Suicide, des angles morts

[Edito] Rapport parlementaire sur la prévention du suicide, appel à témoignage sur le site internet du Sénat, implication des Services de remplacement, en attendant le plan d’action opérationnel du gouvernement : les initiatives se multiplient pour contrecarrer la funeste spirale. Mais pour l’association Solidarité Paysans, le mal n’est pas pris à la racine.

La dernière initiative en date est l’œuvre du Sénat. La Haute Assemblée vient d’ouvrir une plateforme d’appel à témoignages, invitant les proches des victimes à éclairer autant qu’ils peuvent, et de manière anonyme bien entendu, ce mal qui ronge la profession. « Ce fléau se renforce du silence qui l’entoure, nous devons briser ce cercle vicieux », justifie le sénateur Henri Cabanel, à l’origine d’une proposition de loi et membre d’un groupe de travail transpartisan sur le sujet. Accessible sur le site du Sénat, la plateforme est ouverte jusqu’au 15 janvier 2021.

L’Assemblée nationale n’est pas en reste. Il y a quelques jours, le député Olivier Damaisin a remis au Premier ministre un rapport de 89 pages, issu d’une mission parlementaire, tentant de décrypter les facteurs de mal-être et de risque suicidaire. Une connaissance qui « progresse même si le lien entre la situation économique et sociale des agriculteurs et le risque suicidaire est difficile à mettre en évidence », pointe le document.

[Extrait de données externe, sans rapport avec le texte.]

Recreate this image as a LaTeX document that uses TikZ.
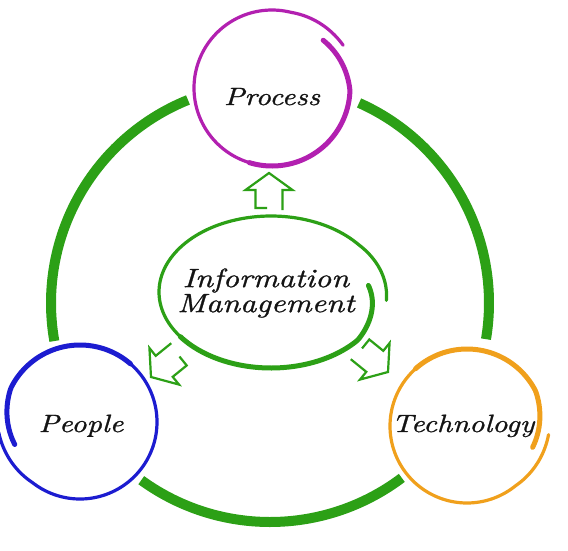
\documentclass[tikz,border=0pt]{standalone}
\usepackage{fontspec}
\setmainfont{Latin Modern Roman}
\newfontfamily\handfont{lmroman10-italic.otf}[FakeStretch=1.2, FakeBold=1]
\usepackage{tikz}
\definecolor{grn}{RGB}{44,160,22}
\definecolor{magc}{RGB}{178,32,176}
\definecolor{bluc}{RGB}{28,28,208}
\definecolor{orgc}{RGB}{240,160,28}
% hand drawn ring: #1 cx, #2 cy, #3 rx, #4 ry, #5 start angle, #6 direction, #7 colour, #8 start offset, #9 end offset
\newcommand\skring[9]{%
  \draw[#7, line width=3.2pt, line cap=round]
    plot[domain=0:372, samples=160, smooth]
    ({#1 + (#3 + #8*max(0,1-\x/45) + #9*max(0,1-(372-\x)/45))*cos(#5 + #6*\x)},
     {#2 - (#4 + #8*max(0,1-\x/45) + #9*max(0,1-(372-\x)/45))*sin(#5 + #6*\x)});
  \draw[#7, line width=5pt, line cap=round]
    plot[domain=0:150, samples=70, smooth]
    ({#1 + (#3 + #8*max(0,1-\x/45))*cos(#5 + #6*\x)},
     {#2 - (#4 + #8*max(0,1-\x/45))*sin(#5 + #6*\x)});
}
% hollow block arrow: tip at (#1,#2), rotated by #3
\newcommand\hollowarrow[3]{%
  \begin{scope}[shift={(#1,#2)}, rotate=#3]
    \draw[grn, line width=2.2pt, line join=miter]
      (-2,35) -- (-13.5,35) -- (-13.5,17) -- (-23.5,17) -- (0,0)
      -- (23.5,17) -- (13.5,17) -- (13.5,37);
  \end{scope}
}
\tikzset{
  lbl/.style={text=black!92, align=center, inner sep=0pt, anchor=base},
  bigarc/.style={grn, line width=10pt, line cap=butt}
}
\begin{document}
\begin{tikzpicture}[x=1pt, y=-1pt]
  \useasboundingbox (0,0) rectangle (568,550);
  \fill[white] (0,0) rectangle (568,550);
  % big green circle segments, centre (270,303), radius 219
  \coordinate (bc) at (270,303);
  \draw[bigarc] plot[domain=112:190, samples=60, smooth] ({270+219*cos(\x)},{303-219*sin(\x)});
  \draw[bigarc] plot[domain=234:307, samples=60, smooth] ({270+219*cos(\x)},{303-219*sin(\x)});
  \draw[bigarc] plot[domain=-9.5:66, samples=60, smooth] ({270+219*cos(\x)},{303-219*sin(\x)});
  % rings
  \skring{272}{88}{78}{78}{43}{-1}{magc}{-8}{5}
  \skring{80}{422}{77}{77}{199}{-1}{bluc}{-8}{5}
  \skring{467}{426}{77}{77}{-18}{1}{orgc}{-8}{5}
  \skring{271}{292}{112}{76}{6}{-1}{grn}{-14}{4}
  % labels
  \node[lbl, font=\fontsize{25}{25}\selectfont\handfont] (proc) at (272,105) {Process};
  \node[lbl, font=\fontsize{25}{25}\selectfont\handfont] (peop) at (81,432) {People};
  \node[lbl, font=\fontsize{25}{25}\selectfont\handfont] (tech) at (463,432) {Technology};
  \node[lbl, anchor=center, font=\fontsize{26.5}{25}\selectfont\handfont] (info) at (266,293) {Information\\Management};
  % arrows
  \hollowarrow{269}{173}{0}
  \hollowarrow{151}{377}{129}
  \hollowarrow{388}{372}{-129}
\end{tikzpicture}
\end{document}
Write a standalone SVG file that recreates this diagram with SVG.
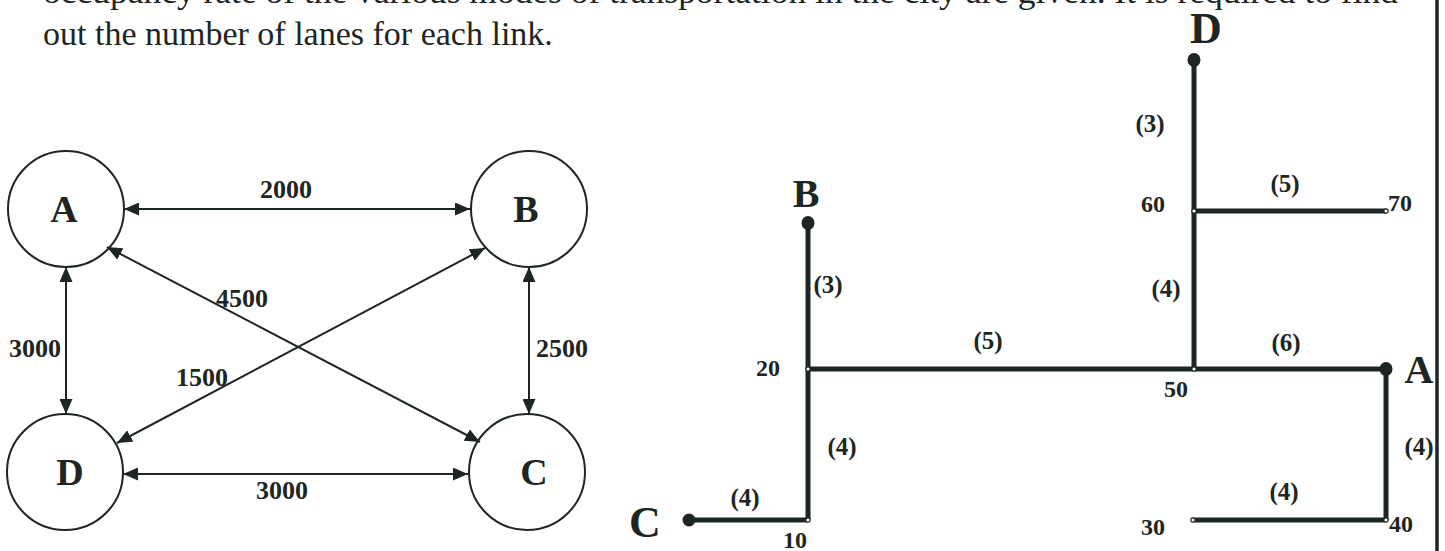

Dans ses recommandations, le rapport préconise d’améliorer l’identification des agriculteurs en difficulté, le maintien du lien, la mobilisation et la formation des sentinelles, la coordination des acteurs de la prévention, l’accompagnement des agriculteurs, notamment les jeunes en phase d’installation, ainsi que la communication et le financement de certains dispositifs mis en œuvre.

Le rapport adresse un satisfecit aux initiatives locales, dont celles menées par l’association Solidarité Paysans qui, aux côtés d’une dizaine d’autres institutions et organisations, à commencer par la MSA mais aussi les Chambres d’agriculture et la Coopération agricole, mettent en œuvre des dispositifs de prévention, d’information et d’accompagnement.

Sans oublier le ministère de l’Agriculture qui, il y a moins de trois ans, a réformé les cellules départementales et le dispositif d’accompagnement, rebaptisé Aide à la relance de l’exploitation agricole (AREA). Celui-ci a pour objet de repérer les agriculteurs en difficulté avant la cessation de paiement, sans restreindre le champ d’investigation aux seuls aspects économiques, avec des gages en matière de confidentialité. Problème : les cellules-ci ne sont pas opérationnelles sur l’ensemble du territoire.

Des angles morts

C’est l’un des angles morts du rapport parlementaire dénoncé par Solidarité Paysans. Mais ce n’est pas le seul. « Il faudrait surtout interroger le modèle de développement agricole, responsabiliser l’amont et l’aval de la production, et former les futurs paysans à une agriculture plus autonome, respectueuse des Hommes et de la terre », juge l’association.

D’autres manquements sont dénoncés tels que la dématérialisation, l’absence de services publics en milieu rural, l’indifférence à la détresse des membres de la cellule familiale. Rien non plus sur les agriculteurs qui cessent leur activité, sur l’accès à la formation professionnelle de ceux en procédure, en plan de sauvegarde ou de redressement judiciaire, ou encore sur le soutien au redressement de l’exploitation.  

L’association pointe enfin l’absence de recommandation pour faciliter l’accès aux financements des agriculteurs bénéficiant d’un échéancier de paiement ou d’un plan judiciaire d’apurement du passif. De quoi faire méditer le ministère.

Solidarité Paysans salue cependant les recommandations du rapport liées à l’aide au répit et à  l’accès au service de remplacement en cas d’épuisement professionnel, ainsi que le rappel du principe de consentement de la personne en difficulté comme préalable nécessaire pour engager un accompagnement. Un peu d’espoir.